Более молодые композиторы, скажем, из недавно закончивших консерваторию — Мария Булгакова — то же самое. Подпространство музыкальное… Есть элементы музыкальные — звуковысотность, тембр, к примеру, — и здесь я не вижу отличий между музыкой мужской, скажем так, и музыкой женской. Но есть при этом еще метроритмическая составляющая и ритм, движение музыкальной материи во времени. Эмоциональная сфера, которую очень трудно определить, но легко понять, почувствовать, — это вот такое музыкальное подпространство, и вот оно действительно отличается у женщин-композиторов от композиторов-мужчин. Не у всех. Я знаю не очень талантливых и не очень профессиональных композиторов — мужчин и женщин, и они в силу отсутствия мастерства или отсутствия таланта пишут какие-то вещи, которые очень трудно вообще как-то классифицировать. И там просто трудно найти различия.
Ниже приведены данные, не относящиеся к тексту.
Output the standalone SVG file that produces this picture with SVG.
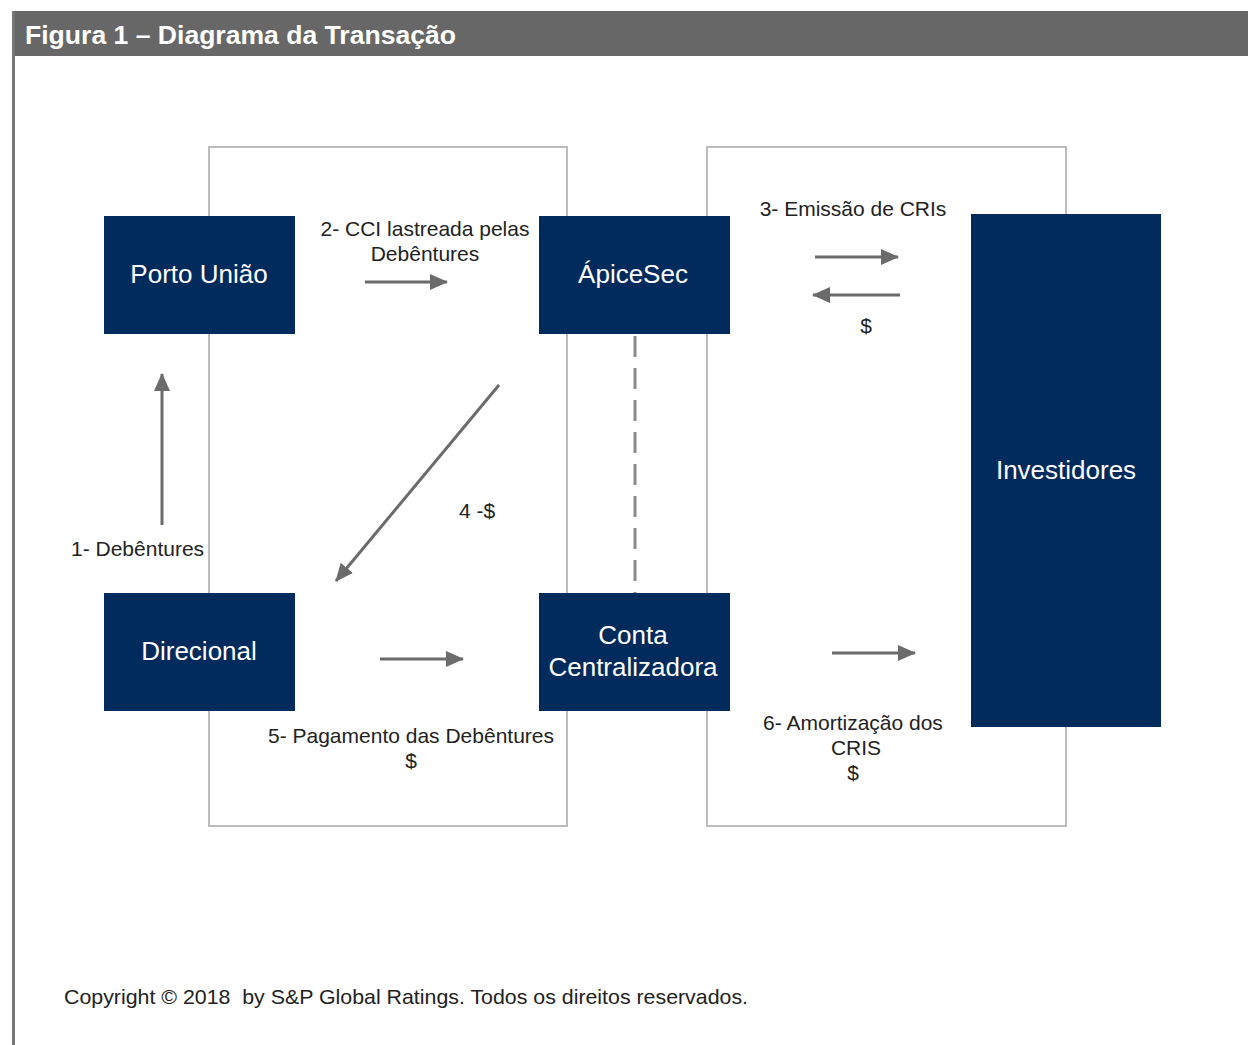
<svg xmlns="http://www.w3.org/2000/svg" width="1248" height="1045" viewBox="0 0 1248 1045">
  <style>
    .node { fill: #022b5d; }
    .ntext { font-family: "Liberation Sans", Arial, sans-serif; font-size: 26px; fill: #ffffff; text-anchor: middle; }
    .label { font-family: "Liberation Sans", Arial, sans-serif; font-size: 21px; fill: #222222; }
    .mid { text-anchor: middle; }
    .frame { fill: none; stroke: #bcbcbc; stroke-width: 2; }
    .arrow { stroke: #6b6b6b; stroke-width: 3; fill: none; marker-end: url(#head); }
    .dash { stroke: #8a8a8a; stroke-width: 3; fill: none; stroke-dasharray: 21 11; }
  </style>
  <defs>
    <marker id="head" viewBox="0 0 18 16" refX="17" refY="8" markerWidth="18" markerHeight="16" markerUnits="userSpaceOnUse" orient="auto">
      <path d="M0,0 L18,8 L0,16 Z" fill="#6b6b6b"/>
    </marker>
  </defs>

  <rect x="0" y="0" width="1248" height="1045" fill="#ffffff"/>

  <!-- title bar and left rule -->
  <g id="header">
    <rect x="12" y="11" width="1236" height="45" fill="#676767"/>
    <line x1="13.5" y1="11" x2="13.5" y2="1045" stroke="#777777" stroke-width="3"/>
    <text x="25" y="44" font-family="'Liberation Sans', Arial, sans-serif" font-size="26.5" font-weight="bold" fill="#ffffff" textLength="431" lengthAdjust="spacingAndGlyphs">Figura 1 – Diagrama da Transação</text>
  </g>

  <!-- grouping frames -->
  <g id="frames">
    <rect class="frame" x="209" y="147" width="358" height="679"/>
    <rect class="frame" x="707" y="147" width="359" height="679"/>
  </g>

  <!-- connectors -->
  <g id="connectors">
    <line class="arrow" x1="162" y1="525" x2="162" y2="374"/>
    <line class="arrow" x1="365" y1="282" x2="447" y2="282"/>
    <line class="arrow" x1="815" y1="257" x2="898" y2="257"/>
    <line class="arrow" x1="900" y1="295" x2="813" y2="295"/>
    <line class="arrow" x1="499" y1="385" x2="336" y2="581"/>
    <line class="arrow" x1="380" y1="659" x2="463" y2="659"/>
    <line class="arrow" x1="832" y1="653" x2="915" y2="653"/>
    <line class="dash" x1="635" y1="336" x2="635" y2="593"/>
  </g>

  <!-- nodes -->
  <g id="porto-uniao">
    <rect class="node" x="104" y="216" width="191" height="118"/>
    <text class="ntext" x="199" y="283">Porto União</text>
  </g>
  <g id="apicesec">
    <rect class="node" x="539" y="216" width="191" height="118"/>
    <text class="ntext" x="633" y="283">ÁpiceSec</text>
  </g>
  <g id="direcional">
    <rect class="node" x="104" y="593" width="191" height="118"/>
    <text class="ntext" x="199" y="660">Direcional</text>
  </g>
  <g id="conta-centralizadora">
    <rect class="node" x="539" y="593" width="191" height="118"/>
    <text class="ntext" x="633" y="644">Conta</text>
    <text class="ntext" x="633" y="676">Centralizadora</text>
  </g>
  <g id="investidores">
    <rect class="node" x="971" y="214" width="190" height="513"/>
    <text class="ntext" x="1066" y="479">Investidores</text>
  </g>

  <!-- flow labels -->
  <g id="labels">
    <text class="label" x="71" y="556">1- Debêntures</text>
    <text class="label mid" x="425" y="236">2- CCI lastreada pelas</text>
    <text class="label mid" x="425" y="261">Debêntures</text>
    <text class="label mid" x="853" y="216">3- Emissão de CRIs</text>
    <text class="label mid" x="866" y="333">$</text>
    <text class="label" x="459" y="518">4 -$</text>
    <text class="label mid" x="411" y="743">5- Pagamento das Debêntures</text>
    <text class="label mid" x="411" y="768">$</text>
    <text class="label mid" x="853" y="730">6- Amortização dos</text>
    <text class="label mid" x="856" y="755">CRIS</text>
    <text class="label mid" x="853" y="780">$</text>
  </g>

  <text class="label" x="64" y="1004" xml:space="preserve" style="white-space: pre" textLength="684" lengthAdjust="spacingAndGlyphs">Copyright © 2018  by S&amp;P Global Ratings. Todos os direitos reservados.</text>
</svg>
— Посредственность, получается, унисекс.
— Да, посредственность, вы абсолютно правы, это унисекс. А вот у талантливых людей действительно какое-то различие присутствует. Например, у мужчин редко бывает так, что какая-то пауза, остановка движения как-то не рассчитаны, чувствуется, что она как-то продумана, имеет какие-то рамки, длина этой паузы соизмерима с движением и так далее, то есть более все конструктивно, более все логично и, как правило, более все собранно. А вот в музыке разных поколений композиторов, скажем, Софьи Губайдуллиной, Татьяны Михеевой, Ираиды Юсуповой, молодой Марии Булгаковой – в музыке этих композиторов никакого вообще намека на расчет нет, при этом ни в коем случае это не обедняет музыку, не делает музыкальную драматургию и формы, как следствие, драматургии распадающимися на части, а создает какое-то особое настроение, особый образный строй.
Сейчас сформулирую. В женской музыке есть вещи, которые я сам просчитать не могу. И если я буду писать статью аналитическую, музыкальную, то что касается музыки Шнитке, Денисова, авангардистов даже или музыки молодых композиторов, Арман Гущян, Дмитрий Курляндский, Алексей Симакин, — вот анализируя их произведения, я могу понять и в анализе отразить все. А в творчестве композиторов-женщин есть вещи, которые я отразить не могу. Я их чувствую, это мне очень импонирует, это глубоко музыкально, но анализу, во всяком случае, моему анализу это не поддается.